A man dressed in striped pajamas tumbles out of the sky and into Luzia, an imaginary Mexican landscape, populated by luchadores, silent-era movie makers, musicians, mythological creatures, and more. As he navigates this new space, the man (a mime artist and the clown of this circus troupe) finds himself bumping into walking cacti, buzzed by tumbling hummingbirds, and soaked through by bursts of falling rain.

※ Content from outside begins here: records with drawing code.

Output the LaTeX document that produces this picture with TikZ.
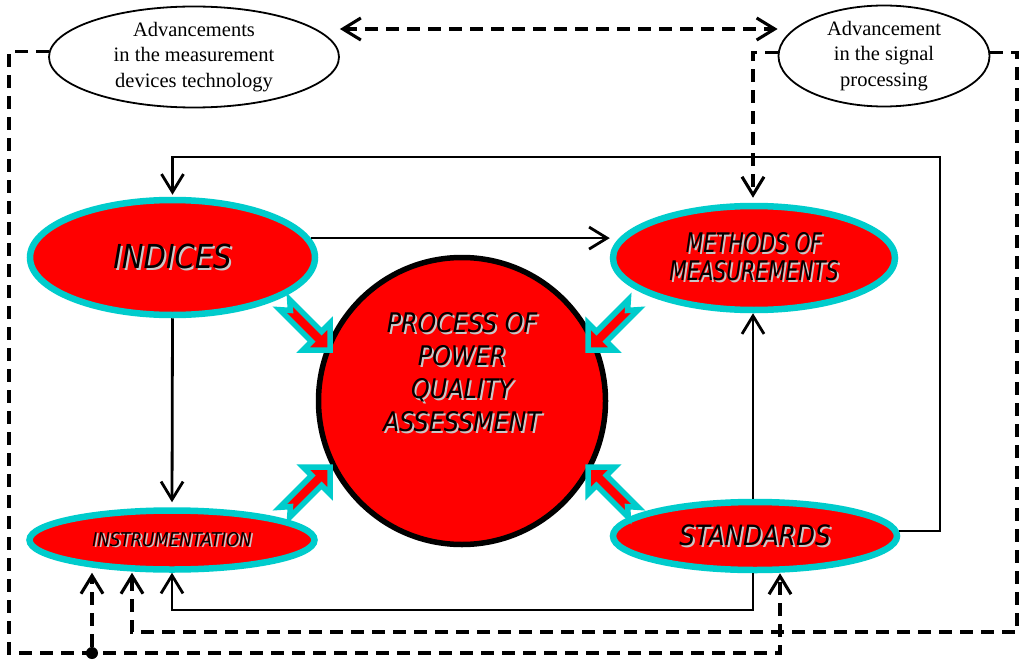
\documentclass[tikz,border=0pt]{standalone}
\usepackage{fontspec}
\usepackage{graphicx}
\setmainfont{Liberation Serif}
\newfontfamily\tahfont{DejaVu Sans}[FakeStretch=0.88]
\newfontfamily\tahnarrow{DejaVu Sans}[FakeStretch=0.75]
\usetikzlibrary{arrows.meta,shapes.geometric}
\definecolor{pqred}{RGB}{255,0,0}
\definecolor{pqcyan}{RGB}{0,204,204}
\definecolor{shgrey}{RGB}{200,200,200}
\newcommand\shd[1]{\leavevmode\rlap{\kern2pt\raisebox{-1.8pt}{\textcolor{shgrey}{#1}}}#1}
\newcommand\blockarr[2]{%
  \begin{scope}[shift={#1}, rotate=#2]
    \draw[barrow] (-64,7) -- (-19,7) -- (-19,19) -- (0,0) -- (-19,-19) -- (-19,-7) -- (-64,-7) -- (-56,0) -- cycle;
  \end{scope}}
\tikzset{
  barb/.tip={Straight Barb[length=18pt,width=22pt]},
  big/.style={ellipse, draw=pqcyan, fill=pqred, line width=6.5pt, inner sep=0pt, align=center},
  adv/.style={ellipse, draw=black, fill=white, line width=1.8pt, inner sep=0pt, align=center,
    font=\fontsize{20.5}{25.5}\selectfont},
  conn/.style={line width=2.8pt, -barb},
  dconn/.style={line width=3.1pt, dash pattern=on 13pt off 8pt, -barb},
  barrow/.style={draw=pqcyan, fill=pqred, line width=5.5pt, line join=miter},
}
\begin{document}
\begin{tikzpicture}[x=1pt,y=-1pt]
\useasboundingbox (0,0) rectangle (1024,663);
\fill[white] (0,0) rectangle (1024,663);

% top ellipses
\node[adv, minimum width=290, minimum height=101] (adv1) at (194,57)
  {Advancements\\in the measurement\\devices technology};
\node[adv, minimum width=211, minimum height=101] (adv2) at (884,56)
  {Advancement\\in the signal\\processing};

% main ellipses
\node[big, minimum width=285, minimum height=115,
  font=\tahfont\itshape\fontsize{33}{40}\selectfont] (ind) at (172.5,257.5) {\shd{INDICES}};
\node[big, minimum width=282, minimum height=104,
  font=\tahnarrow\itshape\fontsize{27}{28}\selectfont] (meth) at (754,258)
  {\shd{METHODS OF}\\\shd{MEASUREMENTS}};
\node[big, minimum width=285, minimum height=59,
  font=\tahfont\itshape\fontsize{19}{22}\selectfont] (instr) at (172,540) {\shd{INSTRUMENTATION}};
\node[big, minimum width=284, minimum height=68,
  font=\tahfont\itshape\fontsize{28}{32}\selectfont] (std) at (755,536) {\shd{STANDARDS}};

% central circle
\node[circle, draw=black, fill=pqred, line width=5.5pt, minimum size=287, inner sep=0pt] (pqa) at (462,401) {};
\node[align=center, font=\tahfont\itshape\fontsize{27}{33}\selectfont] (pqatext) at (462,373)
  {\shd{PROCESS OF}\\\shd{POWER}\\\shd{QUALITY}\\\shd{ASSESSMENT}};

% helper coordinates
\coordinate (y29) at (0,29);
\coordinate (x753) at (753,0);
\coordinate (x780) at (780,0);
\coordinate (x132) at (132,0);
\coordinate (c940) at (940,157);
\coordinate (c610) at (753,610);
\coordinate (c9) at (9,653);
\coordinate (c1017) at (1017,632);
\node[circle, fill=black, minimum size=12pt, inner sep=0pt] (j) at (92,653) {};

% solid connectors
\draw[conn] (ind.8) -- (ind.8 -| meth.west);
\draw[conn, shorten >=5pt] (ind.south) -- (instr.north);
\draw[conn, shorten >=2pt] (std.2) -| (c940) -| (ind.north);
\draw[conn] (x753 |- std.north) -- (x753 |- meth.south);
\draw[conn] (x753 |- std.south) -- (c610) -| (instr.south);

% dashed connectors
\draw[dconn, barb-barb] (adv1.east |- y29) -- (adv2.west |- y29);
\draw[dconn, shorten >=5pt] (adv2.178) -| (x753 |- meth.north);
\draw[dconn] (adv1.178) -| (c9) -| (x780 |- std.south);
\draw[dconn] (j) -- (instr.south -| j);
\draw[dconn] (adv2.2) -| (c1017) -| (x132 |- instr.south);

% block arrows
\blockarr{(330,350)}{-45}
\blockarr{(330,467)}{45}
\blockarr{(588,350)}{-135}
\blockarr{(588,467)}{135}
\end{tikzpicture}
\end{document}
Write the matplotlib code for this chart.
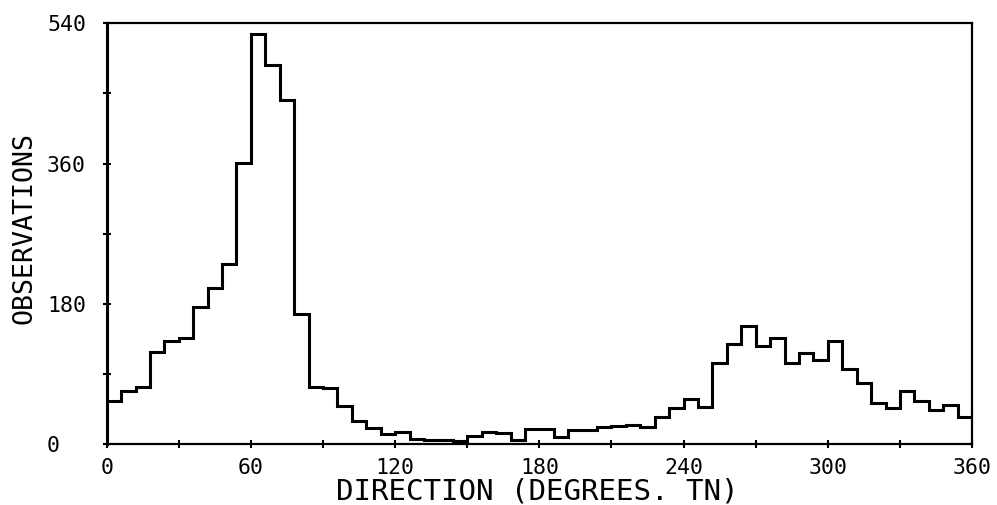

Cirque du Soleil’s latest production to arrive in Vancouver plays out as a series of contained, colourful vignettes, each introducing a new theme, and each designed around a specific circus skill. Keeping true to the spirit of the big top, there are thrills and spills galore and the touches of period design invoke a certain nostalgia for the carnies of old. The strength and athleticism entered into by the performers may be ratcheted up a few levels from the original days of high wire acts, but the basic premise—extraordinary death-defying physical feats for our entertainment—remains the same.
And while the creative vision (and accompanying technology) that can not only flood the stage to order but present aquatic patterns in the falling rain, are completely of our time, the fundamental draw of such spectacle lies in the heart-stopping moments between a body’s flight through the air, and where it lands.
In Luzia the freefalls are many, and so the audience remains rapt and invested in their safe conclusion: a corseted woman is swung back and forth by two men, her spine passing terrifyingly close to the ground; a man makes his way ever higher up two narrow poles to make impossible handstands 30 feet off the ground with no safety net. A juggler overreaches and drops his spin clubs and we all laugh, but later, when an acrobat stumbles in a particularly breathtaking leap between two moving swings, the collective gasp is real—the knife edge on which these performers work is sharpened for our pleasure, after all.
Luzia plays at Concord Pacific Place until December 29.